This is where a lot of people will get really angry with me. They might understand why data-driven decision-making is attractive to projects, and they might also understand why collecting feedback the traditional way might be biased. You can come up with excellent privacy policies, and you can come up with any proof in the world showing your collected data is not linkable to any individual. But whatever you do, they think opt-out telemetry is evil, and everything should be opt-in.

I get it, I really do. Yes, it is uncomfortable to collect data without having the user explicitly click a “yes” button. The reality, though, is that you have to make this uncomfortable move if you are interested in actually meaningful data.

We already established that basing decisions on a limited, potentially biased subset of user feedback is dangerous. No matter how friendly your opt-in call is, most users will decline regardless. They do not reject opt-in telemetry because they disagree with collecting data, they merely refuse because accepting it would require more effort. If you just ask them to enable “telemetry,” they have no idea what data you collect, and they will decline because they feel spied on. If you write a lengthy text explaining everything, most people will also decline, because they do not want to read this text, when all they want is to use your application. There is no way around that. Sorry.

So… allow users to look into the data you collect. Allow users to see how their data impacts your decisions. Allow users to turn data collection off if they really want to. But understand there is a good reason why telemetry in software sometimes is opt-out, not opt-in.

Please stop being angry at developers for using telemetry as another way of collecting feedback and driving projects. It is important. Most likely, they also have privacy concerns and work as hard as they can to ensure the data is safe. It is their user’s data, after all. They don’t want to invade people’s privacy, they want to build great projects.

Funny enough, this actually is very hard.

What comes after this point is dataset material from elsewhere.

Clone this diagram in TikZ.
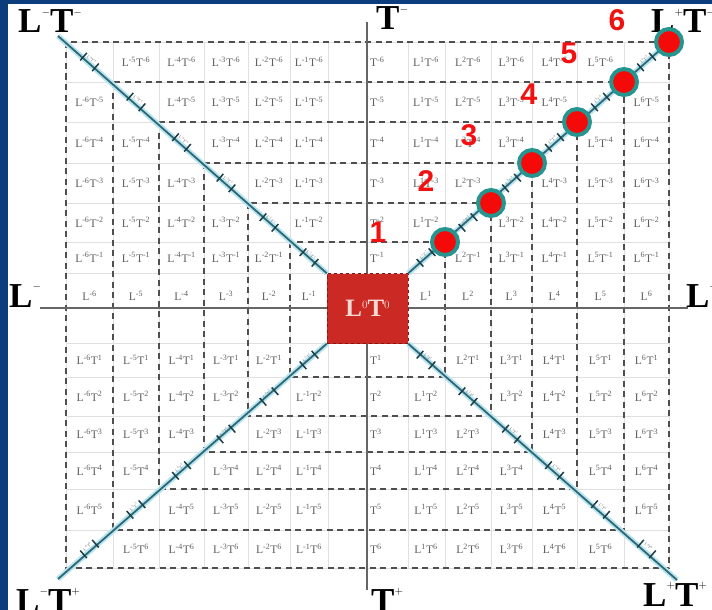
\documentclass[tikz,border=0pt]{standalone}
\usepackage{fontspec}
\setmainfont{Liberation Serif}
\newfontfamily\numfont{Liberation Sans}

\definecolor{frameblue}{HTML}{0D3C7D}
\definecolor{boxred}{HTML}{CB2A24}
\definecolor{boxtext}{HTML}{F6DAD4}
\definecolor{diagteal}{HTML}{2F6872}
\definecolor{glowblue}{HTML}{B8E4F2}
\definecolor{dotteal}{HTML}{27958F}
\definecolor{dotred}{HTML}{F50A0A}
\definecolor{ringgray}{HTML}{4F4F4F}
\definecolor{labgray}{HTML}{5E5E5E}
\definecolor{numred}{HTML}{F21010}

% small raised sign after a big letter
\newcommand{\hi}[2][0.5em]{\raisebox{#1}{\fontsize{11}{11}\selectfont$#2$}}
% tick pair and tiny label on a diagonal cell
\newcommand{\diagcell}[4]{%
  \begin{scope}[shift={(#1,#2)}, rotate=#3]
    \draw[tick] (-8,-5) -- (-8,5);
    \draw[tick] (8,-5) -- (8,5);
    \node[tiny, rotate=#3] at (0,-3.5) {#4};
  \end{scope}}

\begin{document}
\begin{tikzpicture}[x=1pt, y=-1pt,
  faint/.style={draw=black!12, line width=0.6pt},
  ring/.style={draw=ringgray, line width=1.4pt, dash pattern=on 6pt off 4.5pt},
  axis/.style={draw=black!60, line width=1.4pt},
  diag/.style={draw=diagteal, line width=1.8pt, preaction={draw=glowblue, line width=5.5pt}},
  lab/.style={text=labgray, font=\fontsize{11.5}{11.5}\selectfont, inner sep=0pt},
  tlab/.style={lab, anchor=west},
  tick/.style={draw=diagteal!60!black, line width=1.5pt},
  tiny/.style={text=labgray, font=\fontsize{4}{4}\selectfont, inner sep=0pt},
  origin/.style={draw=boxred!60!black, dashed, fill=boxred, minimum width=81pt,
                 minimum height=70pt, text=boxtext, font=\fontsize{25}{25}\selectfont\bfseries},
  dot/.style={circle, draw=dotteal, line width=4pt, fill=dotred, minimum size=26pt, inner sep=0pt},
  num/.style={text=numred, inner sep=0pt, font=\numfont\bfseries\fontsize{30}{30}\selectfont},
  pole/.style={anchor=base west, inner sep=0pt, font=\fontsize{35}{35}\selectfont\bfseries}]
  \useasboundingbox (0,0) rectangle (712,610);
  \fill[frameblue] (0,0) rectangle (712,610);
  \fill[white] (8,4) rectangle (712,610);
  \clip (0,0) rectangle (712,610);

  % faint cell grid
  \foreach \x in {66,113,159,204,248,290,328,408,445,491,532,577,624,669}
    \draw[faint] (\x,42) -- (\x,568);
  \foreach \y in {42,82,122,163,203,242,273,343,377,416,452,489,530,568}
    \draw[faint] (66,\y) -- (669,\y);

  % nested dashed frames
  \foreach \k/\xl/\xr/\yt/\yb in {6/66/669/42/568, 5/113/624/82/530, 4/159/577/122/489,
                                  3/204/532/163/452, 2/248/491/203/416, 1/290/445/242/377}{
    \draw[ring] (\xl,\yt) rectangle (\xr,\yb);
    \coordinate (ne\k) at (\xr,\yt);
  }

  % axes
  \coordinate (west) at (40,308);
  \coordinate (east) at (688,308);
  \coordinate (north) at (367,22);
  \coordinate (south) at (367,590);
  \draw[axis] (west) -- (east);
  \draw[axis] (north) -- (south);

  % origin and diagonals
  \node[origin] (o) at (367.5,308.5) {L\hi[0.33em]{0}T\hi[0.33em]{0}};
  \coordinate (ul) at (58,36);
  \coordinate (ur) at (678,34);
  \coordinate (ll) at (58,579);
  \coordinate (lr) at (677,580);
  \draw[diag] (o.north west) -- (ul);
  \draw[diag] (o.north east) -- (ur);
  \draw[diag] (o.south west) -- (ll);
  \draw[diag] (o.south east) -- (lr);

  % cell labels
  \foreach \l/\x in {-6/89.5,-5/136,-4/181.5,-3/226,-2/269,-1/309,0/370,
                     1/426,2/468,3/511.5,4/554.5,5/600.5,6/646.5}
    \foreach \t/\y in {-6/62,-5/102,-4/142.5,-3/183,-2/222.5,-1/257.5,0/296,
                       1/360,2/396.5,3/434,4/470.5,5/509.5,6/549}{
      \ifnum\l=\t\relax
        \ifnum\l=0\relax\else
          \diagcell{\x}{\y}{-41.3}{L\textsuperscript{\l}T\textsuperscript{\t}}\fi
      \else\ifnum\l=-\t\relax
        \diagcell{\x}{\y}{41.3}{L\textsuperscript{\l}T\textsuperscript{\t}}
      \else\ifnum\l=0\relax
        \node[tlab] (c\l\t) at (\x,\y) {T\textsuperscript{\t}};
      \else\ifnum\t=0\relax
        \node[lab] (c\l\t) at (\x,\y) {L\textsuperscript{\l}};
      \else
        \node[lab] (c\l\t) at (\x,\y) {L\textsuperscript{\l}T\textsuperscript{\t}};
      \fi\fi\fi\fi
    }

  % poles
  \node[pole] (pNW) at (18,33) {L\hi{-}T\hi{-}};
  \node[pole] (pN) at (376,30) {T\hi{-}};
  \node[pole] (pNE) at (651,33) {L\hi{+}T\hi{-}};
  \node[pole] (pW) at (9,307) {L\hi{-}};
  \node[pole] (pE) at (686,307) {L\hi{+}};
  \node[pole] (pSW) at (16,612) {L\hi{-}T\hi{+}};
  \node[pole] (pS) at (371,612) {T\hi{+}};
  \node[pole] (pSE) at (643,606) {L\hi{+}T\hi{+}};

  % marked steps
  \foreach \k in {1,...,6}
    \node[dot] (d\k) at (ne\k) {};
  \foreach \k/\x/\y in {1/378/232, 2/426/181, 3/469/135, 4/529/94, 5/569/53, 6/617/20}
    \node[num] (n\k) at (\x,\y) {\k};
\end{tikzpicture}
\end{document}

While we have some statistics about how large our userbase is, submitting this information is actually entirely optional, and there might be a large number of nodes simply not showing these numbers. ↩
This could be a topic for a post on its own, but I will not get into that. There is a lot of interesting literature out there, and you will find a lot if you ask your favorite search engine. Differential privacy is a good starting point for your research. ↩